Читать «Зинин» онлайн - страница 31

Лев Иванович Гумилевский

Оба рассмеялись.

— Конечно, фармакогнозия и фармакология не главные предметы для медиков, — продолжая разговор в своей манере, заметил Глебов, — но кто может сказать, что в деле главное, что не главное?.. Вот, — прибавил он с оживлением, — например, у великого Иоганна Мюллера в кабинете на дубовом шкафу вырезано по-латыни: никто не психолог, если он не физиолог! А я вот, физиолог, могу сказать, что тот не физиолог, кто не химик. Ведь все физиологические процессы в то же время и химические! — громко, с ударением на последнем слове заключил он.

В стену предупредительно постучали, и разговор пришлось прекратить.

Последние впечатления дня, так же и мысли, выраженные в словах, обладают особенно внушающей силой, когда они падают на усталый мозг и дорабатываются им уже не контролируемые верхним сознанием, подсознательно. И тогда человек пробуждается, будто озаренный совсем новой мыслью, которую принимает как наитие свыше, дар небес, называет чутьем, вдохновением, интуицией. Часто так приходят к открытию, к решению трудной задачи, к поражающей наше воображение догадке, предвидению.

Как бы вдруг и неожиданно такое озарение нашло на Николая Николаевича на другой день после ночного разговора с Глебовым, вместе с мыслью о всеобъемлющей широте химической науки. Мысль эта показалась ему такой простой, верной, большой и значительной, что он даже удивился, как это она раньше никогда не приходила ему в голову.

Это было тем более удивительно, что вдогонку командированному за границу адъюнкту Мусин-Пушкин направил новую инструкцию. Попечитель предписывал уделять наибольшую часть времени и внимания осмотру фабрик и заводов, так как имел в виду предоставить Зинину кафедру технологии. Следуя инструкции, Николай Николаевич познакомился и с производствами, в основе которых лежали химические процессы: бурно развивалось производство фосфорных спичек, заменивших, наконец, трут и огниво; после синтеза Леопольдом Гмелиным ультрамарина производство его совершенно вытеснило природный лазуревый камень, и «берлинская лазурь», в десять раз более дешевая и более красивая, завоевала всемирное признание; быстро распространялась дагерротипия, предшествовавшая фотографии; создавались новые лекарственные, красящие вещества.
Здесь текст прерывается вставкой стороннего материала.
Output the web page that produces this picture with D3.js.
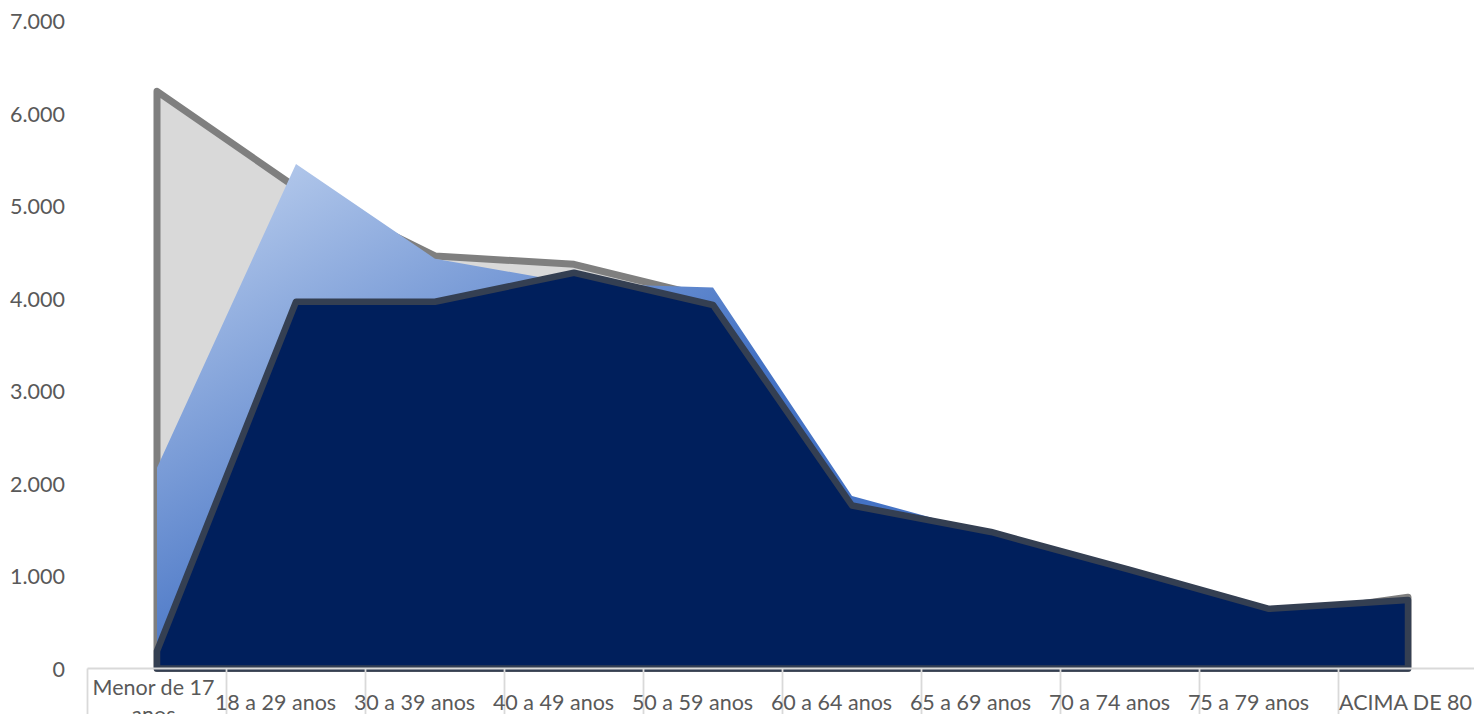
<!DOCTYPE html>
<html>
<head>
<meta charset="utf-8">
<script src="https://cdn.jsdelivr.net/npm/d3@7"></script>
<style>
  html, body { margin: 0; padding: 0; background: #fff; overflow: hidden; }
  svg { display: block; }
  text { font-family: Lato, "Open Sans", sans-serif; fill: #595959; }
</style>
</head>
<body>
<svg id="chart" width="1474" height="714"></svg>
<script>
// ---- data ----
const categories = ["Menor de 17 anos", "18 a 29 anos", "30 a 39 anos", "40 a 49 anos", "50 a 59 anos",
                    "60 a 64 anos", "65 a 69 anos", "70 a 74 anos", "75 a 79 anos", "ACIMA DE 80"];
const seriesGray = [6240, 5200, 4460, 4370, 4000, 1750, 1450, 1040, 560, 770];
const seriesBlue = [2170, 5455, 4430, 4165, 4118, 1866, 1455, 1040, 620, 700];
const seriesDark = [190, 3965, 3965, 4278, 3930, 1762, 1476, 1065, 645, 740];
const yTicks = [0, 1000, 2000, 3000, 4000, 5000, 6000, 7000];

// ---- layout ----
const W = 1474, H = 714;
const svg = d3.select("#chart");
const x = d3.scaleBand().domain(categories).range([87.5, 1477.5]).paddingInner(0).paddingOuter(0);
const y = d3.scaleLinear().domain([0, 7000]).range([668.5, 21]);
const cx = c => x(c) + x.bandwidth() / 2;

const fmt = d3.formatLocale({ decimal: ",", thousands: ".", grouping: [3], currency: ["", ""] }).format(",");

// gradient for blue series
const defs = svg.append("defs");
const grad = defs.append("linearGradient").attr("id", "blueGrad")
  .attr("gradientUnits", "userSpaceOnUse")
  .attr("x1", 297).attr("y1", 160).attr("x2", 297 + 0.5 * 400).attr("y2", 160 + 0.87 * 400);
grad.append("stop").attr("offset", 0).attr("stop-color", "#b0c6ea");
grad.append("stop").attr("offset", 1).attr("stop-color", "#4472c4");

const area = d3.area()
  .x((d, i) => cx(categories[i]))
  .y0(y(0))
  .y1(d => y(d));

const plot = svg.append("g");

plot.append("path").datum(seriesGray)
  .attr("d", d => area(d))
  .attr("fill", "#d9d9d9")
  .attr("stroke", "#7f7f7f").attr("stroke-width", 7)
  .attr("stroke-linejoin", "round");

plot.append("path").datum(seriesBlue)
  .attr("d", d => area(d))
  .attr("fill", "url(#blueGrad)")
  .attr("stroke", "none");

plot.append("path").datum(seriesDark)
  .attr("d", d => area(d))
  .attr("fill", "#001f5c")
  .attr("stroke", "#343f52").attr("stroke-width", 6.5)
  .attr("stroke-linejoin", "round");

// ---- x axis ----
const xAxisG = svg.append("g").attr("transform", `translate(0,${y(0)})`);
xAxisG.append("line")
  .attr("x1", 87.5).attr("x2", W).attr("y1", 0).attr("y2", 0)
  .attr("stroke", "#d9d9d9").attr("stroke-width", 2);
const boundaries = categories.map(c => x(c));
xAxisG.selectAll("line.tick").data(boundaries).enter().append("line")
  .attr("class", "tick")
  .attr("x1", d => d).attr("x2", d => d)
  .attr("y1", 0).attr("y2", H - y(0) + 2)
  .attr("stroke", "#d9d9d9").attr("stroke-width", 1.8);

// labels via d3 axis on a point scale at band centers
const xp = d3.scalePoint().domain(categories).range([cx(categories[0]), cx(categories[categories.length - 1])]);
const labAxis = d3.axisBottom(xp).tickSize(0).tickFormat("");
const labG = svg.append("g").attr("transform", `translate(0,${y(0)})`).call(labAxis);
labG.select(".domain").remove();
const nCat = categories.length;
labG.selectAll(".tick").each(function(d, i) {
  const g = d3.select(this);
  g.select("text").remove();
  const t = g.append("text").attr("text-anchor", "middle").style("font-size", "21.5px");
  if (i === 0) {
    t.append("tspan").attr("x", -4).attr("y", 26.5).text("Menor de 17");
    t.append("tspan").attr("x", -4).attr("y", 53).text("anos");
  } else if (i === nCat - 1) {
    t.attr("x", -3).attr("y", 41.5).text(d);
  } else {
    t.attr("x", -21).attr("y", 41.5).text(d);
  }
});

// ---- y axis ----
const yAxis = d3.axisLeft(y).tickValues(yTicks).tickSize(0).tickPadding(0).tickFormat(fmt);
const yG = svg.append("g").attr("transform", "translate(65,0)").call(yAxis);
yG.select(".domain").remove();
yG.selectAll("text")
  .attr("dy", "0.35em")
  .style("font-size", "21.5px")
  .style("font-family", "Lato, 'Open Sans', sans-serif")
  .attr("fill", "#595959");
</script>
</body>
</html>
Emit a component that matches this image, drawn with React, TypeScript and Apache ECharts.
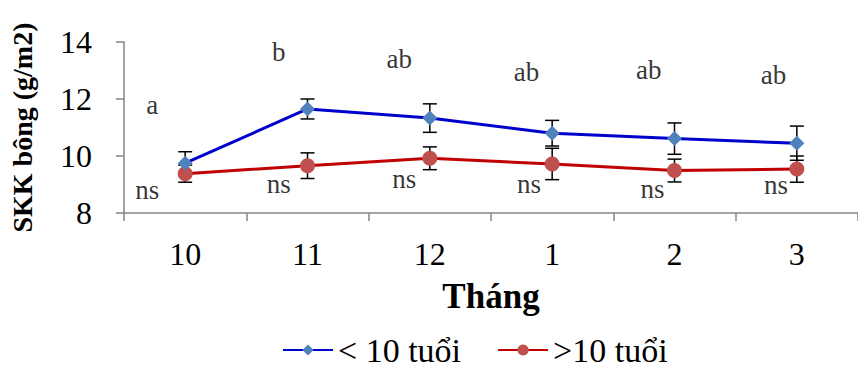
import React, { useEffect, useRef } from "react";
import * as echarts from "echarts";

const categories = ["10", "11", "12", "1", "2", "3"];
const youngName = "< 10 tuổi";
const oldName = ">10 tuổi";
const youngMean = [9.75, 11.65, 11.33, 10.8, 10.61, 10.45];
const youngErr = [0.4, 0.35, 0.5, 0.45, 0.55, 0.6];
const oldMean = [9.38, 9.66, 9.92, 9.72, 9.49, 9.54];
const oldErr = [0.3, 0.45, 0.4, 0.55, 0.4, 0.46];
const yTicks = { min: 8, max: 14, interval: 2 };

// significance letters: [x position in category units, y value, text]
const letterNotes: [number, number, string][] = [
  [-0.27, 11.79, "a"],
  [0.765, 13.65, "b"],
  [1.75, 13.4, "ab"],
  [2.79, 12.95, "ab"],
  [3.79, 13.02, "ab"],
  [4.81, 12.84, "ab"],
];
const nsNotes: [number, number, string][] = [
  [-0.31, 8.81, "ns"],
  [0.765, 9.02, "ns"],
  [1.79, 9.19, "ns"],
  [2.81, 9.02, "ns"],
  [3.82, 8.84, "ns"],
  [4.83, 8.98, "ns"],
];

const FONT = "Liberation Serif";

export default function App() {
  const ref = useRef<HTMLDivElement>(null);
  useEffect(() => {
    if (!ref.current) return;
    const chart = echarts.init(ref.current, null, { renderer: "svg" });

    const errorSeries = (name: string, mean: number[], err: number[]) => ({
      type: "custom",
      name: name + "_err",
      xAxisIndex: 0,
      yAxisIndex: 0,
      z: 1,
      silent: true,
      data: mean.map((m, i) => [i, m - err[i], m + err[i]]),
      renderItem: (params: any, api: any) => {
        const i = api.value(0);
        const lo = api.coord([i, api.value(1)]);
        const hi = api.coord([i, api.value(2)]);
        const w = 7;
        const style = { stroke: "#000", lineWidth: 1.5 };
        return {
          type: "group",
          children: [
            { type: "line", shape: { x1: lo[0], y1: lo[1], x2: hi[0], y2: hi[1] }, style },
            { type: "line", shape: { x1: lo[0] - w, y1: lo[1], x2: lo[0] + w, y2: lo[1] }, style },
            { type: "line", shape: { x1: hi[0] - w, y1: hi[1], x2: hi[0] + w, y2: hi[1] }, style },
          ],
        };
      },
    });

    const noteSeries = (notes: [number, number, string][]) => ({
      type: "scatter",
      xAxisIndex: 1,
      yAxisIndex: 0,
      symbolSize: 0,
      silent: true,
      z: 5,
      data: notes.map((n) => ({ value: [n[0], n[1]], label: { formatter: n[2] } })),
      label: {
        show: true,
        position: "inside",
        fontFamily: FONT,
        fontSize: 27,
        color: "#000",
      },
    });

    chart.setOption({
      animation: false,
      textStyle: { fontFamily: FONT },
      grid: { left: 124, top: 42, bottom: 156, right: -7 },
      xAxis: [
        {
          type: "category",
          data: categories,
          boundaryGap: true,
          name: "Tháng",
          nameLocation: "middle",
          nameGap: 66,
          nameTextStyle: { fontFamily: FONT, fontSize: 35, fontWeight: "bold", color: "#000" },
          axisLine: { lineStyle: { color: "#868686", width: 1.5 } },
          axisTick: { show: true, length: 8, inside: false, lineStyle: { color: "#868686", width: 1.5 } },
          axisLabel: { fontFamily: FONT, fontSize: 32, color: "#000", margin: 25 },
          splitLine: { show: false },
        },
        {
          type: "value",
          min: -0.5,
          max: 5.5,
          show: false,
        },
      ],
      yAxis: {
        type: "value",
        min: yTicks.min,
        max: yTicks.max,
        interval: yTicks.interval,
        name: "SKK bông (g/m2)",
        nameLocation: "middle",
        nameGap: 88,
        nameTextStyle: { fontFamily: FONT, fontSize: 28, fontWeight: "bold", color: "#000" },
        axisLine: { show: true, onZero: false, lineStyle: { color: "#868686", width: 1.5 } },
        axisTick: { show: true, length: 8, lineStyle: { color: "#868686", width: 1.5 } },
        axisLabel: { fontFamily: FONT, fontSize: 32, color: "#000", margin: 32 },
        splitLine: { show: false },
      },
      legend: {
        left: 282,
        top: 329,
        padding: 0,
        itemWidth: 50,
        itemHeight: 14,
        itemGap: 36,
        textStyle: { fontFamily: FONT, fontSize: 34, lineHeight: 42, color: "#000" },
        data: [youngName, oldName],
      },
      series: [
        errorSeries(youngName, youngMean, youngErr),
        errorSeries(oldName, oldMean, oldErr),
        {
          type: "line",
          name: oldName,
          data: oldMean,
          z: 3,
          symbol: "circle",
          symbolSize: 15,
          lineStyle: { color: "#C00000", width: 3 },
          itemStyle: { color: "#C0504D" },
        },
        {
          type: "line",
          name: youngName,
          data: youngMean,
          z: 4,
          symbol: "diamond",
          symbolSize: 15,
          lineStyle: { color: "#0000CC", width: 3 },
          itemStyle: { color: "#4F81BD" },
        },
        noteSeries(letterNotes),
        noteSeries(nsNotes),
      ],
    });
    return () => chart.dispose();
  }, []);

  return (
    <div
      ref={ref}
      style={{ position: "absolute", left: 0, top: 0, width: 858, height: 369, background: "#fff" }}
    />
  );
}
Химия, по глубокому предвидению Ломоносова, все дальше и дальше «простирала руки свои в дела человеческие».

Пока Николай Николаевич действовал по инструкции, а не по влечению ума и сердца, мысль о всеобъемлющем значении, о великом будущем химической науки не пробудилась у него. Но раз начавшаяся, она уже не могла остановиться.

Дальнейшему развитию и укреплению ее содействовал приватный курс лекций «отца физиологической химии» Иоганна Мюллера для избранных слушателей. Зинин прослушал его вместе с врачами, для которых он был организован Глебовым.

Такой же курс Николай Николаевич решил прослушать у Митчерлиха. Но старый ученый любезно сказал, что «новейшая химия сосредоточена у профессора Либиха», и рекомендовал отправиться к нему в Гиссен.